A double-frequency, quadratic-order analytical solution to the relative motion with respect to a reference circular orbit, expressed in curvilinear coordinates, was presented and employed as a fast and efficient tool for covariance propagation. The covariance propagation can be performed analytically starting from a new analytical state transition matrix constructed around the quadratic solution.

The proposed covariance propagation method was compared with other linear covariance propagation methods using GEO and LEO orbits and accounting for all main perturbations.

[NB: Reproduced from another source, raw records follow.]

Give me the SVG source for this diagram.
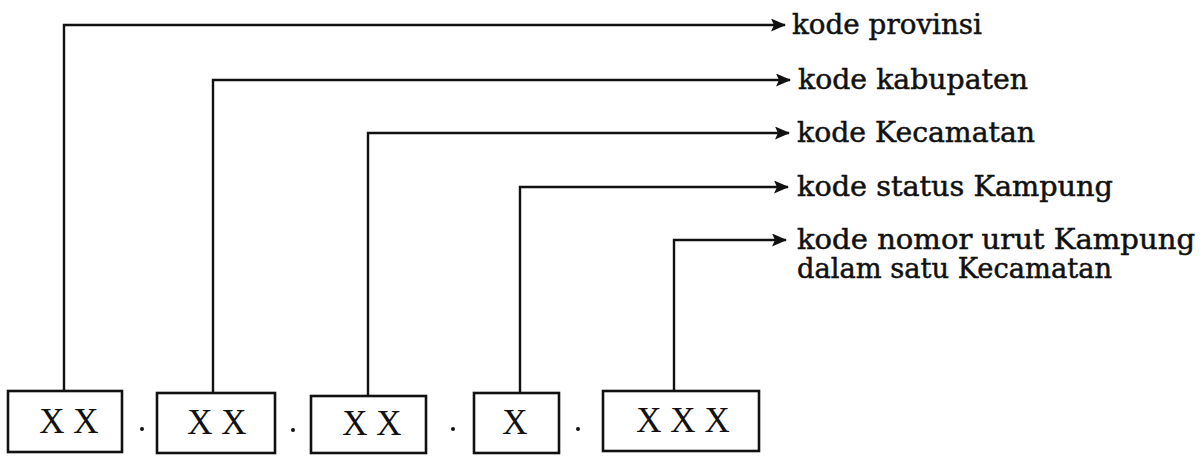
<svg xmlns="http://www.w3.org/2000/svg" width="1204" height="456" viewBox="0 0 1204 456">
<defs>
<style>
.box{fill:#fff;stroke:#111;stroke-width:2.6}
.bx{font-family:"Liberation Serif",serif;font-size:35px;fill:#111;text-anchor:middle}
.lbl{font-family:"DejaVu Serif",serif;font-size:27px;fill:#111;stroke:#111;stroke-width:0.5}
.con{fill:none;stroke:#111;stroke-width:2.4}
.dot{fill:#111}
</style>
<marker id="ah" markerWidth="15" markerHeight="13" refX="14" refY="6.5" orient="auto" markerUnits="userSpaceOnUse">
<path d="M0,0 L15,6.5 L0,13 L3,6.5 Z" fill="#111"/>
</marker>
</defs>
<rect width="1204" height="456" fill="#fff"/>
<g id="connectors">
<polyline class="con" points="64,391 64,25 785,25" marker-end="url(#ah)"/>
<polyline class="con" points="213,393 213,80 790,80" marker-end="url(#ah)"/>
<polyline class="con" points="368,396 368,133 789,133" marker-end="url(#ah)"/>
<polyline class="con" points="520,393 520,187 788,187" marker-end="url(#ah)"/>
<polyline class="con" points="674,391 674,240 786,240" marker-end="url(#ah)"/>
</g>
<g id="box1"><rect class="box" x="8" y="391" width="114" height="61"/><text class="bx" x="69" y="433">X X</text></g>
<g id="box2"><rect class="box" x="157" y="393" width="118" height="60"/><text class="bx" x="217" y="434">X X</text></g>
<g id="box3"><rect class="box" x="311" y="396" width="115" height="57"/><text class="bx" x="372" y="435">X X</text></g>
<g id="box4"><rect class="box" x="474" y="393" width="85" height="60"/><text class="bx" x="515" y="434">X</text></g>
<g id="box5"><rect class="box" x="603" y="391" width="156" height="60"/><text class="bx" x="683" y="432">X X X</text></g>
<g id="dots">
<circle class="dot" cx="142" cy="429" r="2"/>
<circle class="dot" cx="293" cy="430" r="2"/>
<circle class="dot" cx="453" cy="429" r="2"/>
<circle class="dot" cx="578" cy="429" r="2"/>
</g>
<g id="label1"><text class="lbl" x="792" y="34" textLength="190" lengthAdjust="spacingAndGlyphs">kode provinsi</text></g>
<g id="label2"><text class="lbl" x="798" y="89" textLength="230" lengthAdjust="spacingAndGlyphs">kode kabupaten</text></g>
<g id="label3"><text class="lbl" x="797" y="142" textLength="238" lengthAdjust="spacingAndGlyphs">kode Kecamatan</text></g>
<g id="label4"><text class="lbl" x="797" y="196" textLength="316" lengthAdjust="spacingAndGlyphs">kode status Kampung</text></g>
<g id="label5"><text class="lbl" x="797" y="249" textLength="398" lengthAdjust="spacingAndGlyphs">kode nomor urut Kampung</text><text class="lbl" x="797" y="278" textLength="315" lengthAdjust="spacingAndGlyphs">dalam satu Kecamatan</text></g>
</svg>
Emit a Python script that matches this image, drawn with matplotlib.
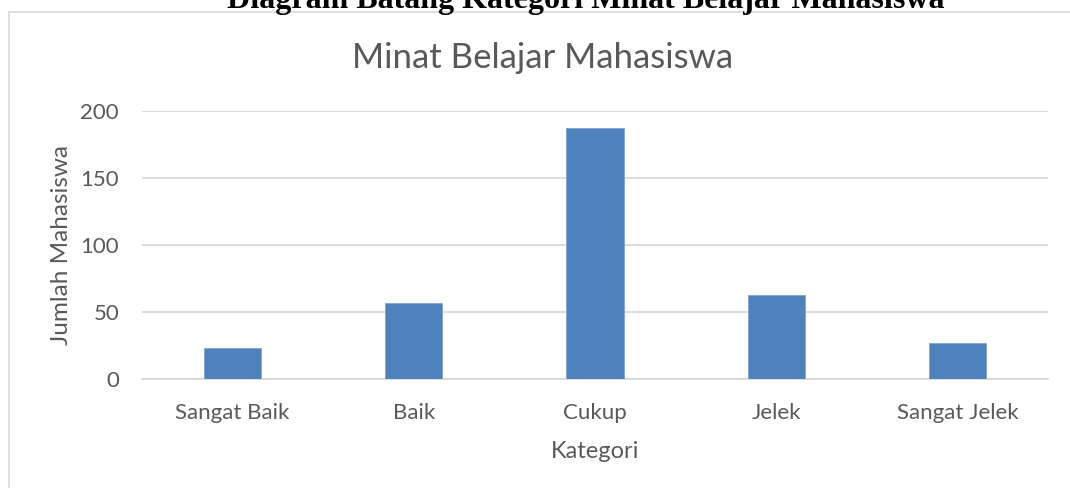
import matplotlib.pyplot as plt
from matplotlib.patches import Rectangle

kategori = ['Sangat Baik', 'Baik', 'Cukup', 'Jelek', 'Sangat Jelek']
jumlah = [23, 57, 187, 63, 27]
yticks = [0, 50, 100, 150, 200]

abu = '#595959'
plt.rcParams['font.family'] = ['Lato', 'DejaVu Sans']

fig = plt.figure(figsize=(10.70, 4.88), dpi=100)
ax = fig.add_axes([142 / 1070, 1 - 379 / 488, 906 / 1070, 268 / 488])

# bingkai chart
fig.patches.append(Rectangle((9 / 1070, -0.1), 1.2, 1.1 - 12 / 488,
                             transform=fig.transFigure, fill=False,
                             edgecolor='#d9d9d9', lw=1.2))

ax.bar(range(len(kategori)), jumlah, width=0.315, color='#4f81bd',
       edgecolor='#7fa3d0', lw=0.6, zorder=3)

ax.set_xlim(-0.5, len(kategori) - 0.5)
ax.set_ylim(0, 200)
ax.set_yticks(yticks)
ax.set_xticks(range(len(kategori)))
ax.set_xticklabels(kategori)

# grid dan sumbu
ax.grid(axis='y', color='#d9d9d9', lw=1.3, zorder=0)
for s in ['top', 'right', 'left']:
    ax.spines[s].set_visible(False)
ax.spines['bottom'].set_color('#d9d9d9')
ax.spines['bottom'].set_linewidth(1.3)
ax.tick_params(length=0, labelsize=16, colors=abu)
ax.tick_params(axis='y', pad=16.5)
ax.tick_params(axis='x', pad=17)

ax.set_ylabel('Jumlah Mahasiswa', fontsize=17.5, color=abu, labelpad=6)
ax.set_xlabel('Kategori', fontsize=17, color=abu, labelpad=13)

# judul chart (di tengah bingkai, bukan di tengah axes)
fig.text(543 / 1070, 1 - 58 / 488, 'Minat Belajar Mahasiswa',
         ha='center', va='center', fontsize=25, color=abu)

fig.text(586 / 1070, 1 - 8 / 488, 'Diagram Batang Kategori Minat Belajar Mahasiswa',
         ha='center', va='baseline', fontsize=23, fontweight='bold',
         family='Liberation Serif')

fig.savefig('out.png', dpi=100)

An improvement between one and two orders of magnitude was observed when comparing the accuracy of the proposed method with a curvilinear Clohessy–Wiltshire model and a previous model proposed by Melton.

As for the range of validity of the method, two main limitations appear. The first is related to the eccentricity of the nominal orbit, which should be low enough (\(e < 0.1\)) in order not to exceed the range of validity of the quadratic solution. The second concerns the effect of environmental perturbations, which is only negligible as long as secular effects do not accumulate beyond a limit threshold. For near-geostationary orbits, this corresponds to a maximum propagation time span of around 8 orbits assuming position and velocity uncertainties of the order of km and cm s\(^{-1}\), respectively. Beyond this point, the orbit covariance in curvilinear coordinates tends to depart from Gaussianity. On the other hand, the linear uncertainty propagation in LEO is limited to a few orbits owing mainly to the \(J_2\)-induced orbital plane precession, which directly affects the covariance propagation error in the direction orthogonal to the initial reference plane. Ways to mitigate these effects will be explored in the future.